The Corporate Finance Branch 2016-2017 Annual Report details the outcome of continuous disclosure (CD) reviews, provides compliance guidance to the individuals and entities the OSC oversees, and their advisors, and highlights the branch’s policy work in emerging areas.

According to the report, almost all of the CD reviews in the past year required some sort of regulatory response, including 16% of CD reviews that required an issuer to refile documents. The sorts of shortcomings that required firms to refile their disclosure include management discussion and analysis that contains potentially misleading non-GAAP financial measures — an issue that regulators have repeatedly raised.

“We continue to see deficiencies in the quality of issuers’ disclosures, and will be actively reviewing the use of non-GAAP financial measures and forward-looking information in the coming fiscal year,” says Huston Loke, director of corporate finance at the OSC, in a statement. “We encourage issuers to use this report as a guide to help improve their disclosure in these areas.”

Many of the targeted reviews carried out by the OSC last year involved efforts to educate issuers and raised awareness in emerging areas, such as the use of social media, and cybersecurity disclosure.

Issuers generally need to improve the quality of their social media disclosures “to prevent unbalanced, misleading or selective disclosures,” the report notes.

In the area of cybersecurity, the report stresses that issuers must provide disclosure on material risks that is “as detailed and entity specific as possible.” When companies suffer a breach of cyber security, the report notes, they must determine whether the incident represents a material fact, or a material change, which requires disclosure, under securities law. “This determination is a dynamic process throughout the detection, assessment and remediation phases of a cybersecurity incident, and should consider direct impacts on the business as well as regulatory and reputational matters,” it says.

In the exempt market, CD reviews also found instances of inadequate disclosure. OSC staff issued comment letters to issuers for several reasons, the report notes, including failure to comply with the disclosure requirements under the offering memorandum exemption (OM), providing insufficient disclosure about the company’s business, and providing out of date disclosure.

In the coming year, the regulator it will continue to focus on distributions made under the OM exemption, the report notes, and it intends to prioritize reviews of distributions in the real estate and mortgage sector, as it takes responsibility for overseeing syndicated mortgage investments from the Financial Services Commission of Ontario.

Additionally, the OSC is already seeing more financings by companies in the marijuana business, according to the report, as the federal government proceeds with plans to legalize recreational marijuana.
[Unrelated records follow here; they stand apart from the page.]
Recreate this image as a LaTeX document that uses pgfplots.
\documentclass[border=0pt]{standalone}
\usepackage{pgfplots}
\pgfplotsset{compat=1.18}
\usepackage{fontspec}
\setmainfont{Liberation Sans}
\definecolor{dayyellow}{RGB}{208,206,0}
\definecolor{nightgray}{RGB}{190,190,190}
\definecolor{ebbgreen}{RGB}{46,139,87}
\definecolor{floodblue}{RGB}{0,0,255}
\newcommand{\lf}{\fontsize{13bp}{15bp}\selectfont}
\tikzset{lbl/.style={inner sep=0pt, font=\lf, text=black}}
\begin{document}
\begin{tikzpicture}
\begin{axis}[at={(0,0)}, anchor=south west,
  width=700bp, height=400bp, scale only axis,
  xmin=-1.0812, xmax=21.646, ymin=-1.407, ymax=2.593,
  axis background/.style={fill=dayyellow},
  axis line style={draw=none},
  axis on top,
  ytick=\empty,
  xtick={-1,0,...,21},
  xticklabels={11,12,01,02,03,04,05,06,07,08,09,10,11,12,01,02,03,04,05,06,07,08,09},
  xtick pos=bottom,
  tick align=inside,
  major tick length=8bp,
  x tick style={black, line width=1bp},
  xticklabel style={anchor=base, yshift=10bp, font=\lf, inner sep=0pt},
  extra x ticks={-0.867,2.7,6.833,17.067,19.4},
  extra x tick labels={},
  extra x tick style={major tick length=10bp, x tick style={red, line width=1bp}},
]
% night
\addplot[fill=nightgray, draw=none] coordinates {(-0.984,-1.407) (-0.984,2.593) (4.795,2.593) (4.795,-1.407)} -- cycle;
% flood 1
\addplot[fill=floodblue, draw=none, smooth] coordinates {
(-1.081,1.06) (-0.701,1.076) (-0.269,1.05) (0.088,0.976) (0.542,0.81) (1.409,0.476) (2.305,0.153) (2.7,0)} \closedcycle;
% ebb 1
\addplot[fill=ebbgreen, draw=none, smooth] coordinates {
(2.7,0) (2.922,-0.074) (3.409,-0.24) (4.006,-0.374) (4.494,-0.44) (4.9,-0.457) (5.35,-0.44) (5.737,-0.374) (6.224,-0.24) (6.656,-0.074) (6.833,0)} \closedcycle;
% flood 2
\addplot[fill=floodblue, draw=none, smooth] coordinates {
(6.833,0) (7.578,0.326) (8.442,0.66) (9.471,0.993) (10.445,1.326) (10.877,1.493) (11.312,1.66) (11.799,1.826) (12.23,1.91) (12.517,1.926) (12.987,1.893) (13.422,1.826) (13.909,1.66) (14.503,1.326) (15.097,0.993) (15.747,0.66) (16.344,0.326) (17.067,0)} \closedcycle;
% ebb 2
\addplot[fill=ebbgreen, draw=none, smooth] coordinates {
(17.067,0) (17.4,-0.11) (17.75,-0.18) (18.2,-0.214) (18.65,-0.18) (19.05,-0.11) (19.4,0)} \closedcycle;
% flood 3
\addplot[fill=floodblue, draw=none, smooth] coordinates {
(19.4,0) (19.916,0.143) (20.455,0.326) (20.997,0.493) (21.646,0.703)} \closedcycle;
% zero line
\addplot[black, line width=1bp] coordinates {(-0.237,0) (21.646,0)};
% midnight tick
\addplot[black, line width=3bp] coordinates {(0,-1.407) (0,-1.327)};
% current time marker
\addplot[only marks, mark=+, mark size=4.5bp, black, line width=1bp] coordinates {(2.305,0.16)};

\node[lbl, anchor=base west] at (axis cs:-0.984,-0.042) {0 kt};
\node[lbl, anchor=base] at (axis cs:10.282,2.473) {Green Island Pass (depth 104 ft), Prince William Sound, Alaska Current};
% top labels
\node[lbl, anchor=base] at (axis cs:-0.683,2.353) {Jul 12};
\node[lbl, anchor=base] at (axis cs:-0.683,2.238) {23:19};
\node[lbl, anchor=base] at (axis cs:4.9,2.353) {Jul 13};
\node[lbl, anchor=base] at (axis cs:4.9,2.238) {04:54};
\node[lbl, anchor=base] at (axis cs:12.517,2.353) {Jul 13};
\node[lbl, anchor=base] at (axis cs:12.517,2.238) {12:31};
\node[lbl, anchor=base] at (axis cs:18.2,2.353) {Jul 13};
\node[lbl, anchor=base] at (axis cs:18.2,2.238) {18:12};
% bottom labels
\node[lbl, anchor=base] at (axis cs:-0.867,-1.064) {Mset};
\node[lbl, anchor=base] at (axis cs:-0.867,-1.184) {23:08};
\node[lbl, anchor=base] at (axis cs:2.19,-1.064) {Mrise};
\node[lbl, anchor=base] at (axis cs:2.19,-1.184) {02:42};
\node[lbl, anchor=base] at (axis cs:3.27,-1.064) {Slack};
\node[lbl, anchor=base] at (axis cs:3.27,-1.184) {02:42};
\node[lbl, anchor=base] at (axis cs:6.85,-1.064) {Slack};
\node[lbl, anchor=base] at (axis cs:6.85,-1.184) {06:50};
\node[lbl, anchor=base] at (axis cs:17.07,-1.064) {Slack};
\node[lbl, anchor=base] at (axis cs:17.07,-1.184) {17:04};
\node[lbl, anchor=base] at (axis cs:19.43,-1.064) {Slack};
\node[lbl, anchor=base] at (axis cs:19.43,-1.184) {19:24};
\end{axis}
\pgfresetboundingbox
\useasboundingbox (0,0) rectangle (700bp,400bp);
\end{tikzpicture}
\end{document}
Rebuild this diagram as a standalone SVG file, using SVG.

In particular, the report says that licensed medical marijuana producers are raising capital in order to ramp up production in anticipation that the drug will be legalized for recreational use too. “If issuers publicly state that they are funding construction projects to expand their current production growth facilities in anticipation of the legalization of recreational marijuana in Canada, such disclosure should be qualified, as appropriate, by specific risk factor disclosure,” it stresses.

“This emerging industry often requires enhanced disclosure due to regulatory uncertainty, differences in legal and regulatory frameworks across jurisdictions and other novel considerations that should be disclosed to investors,” the report says.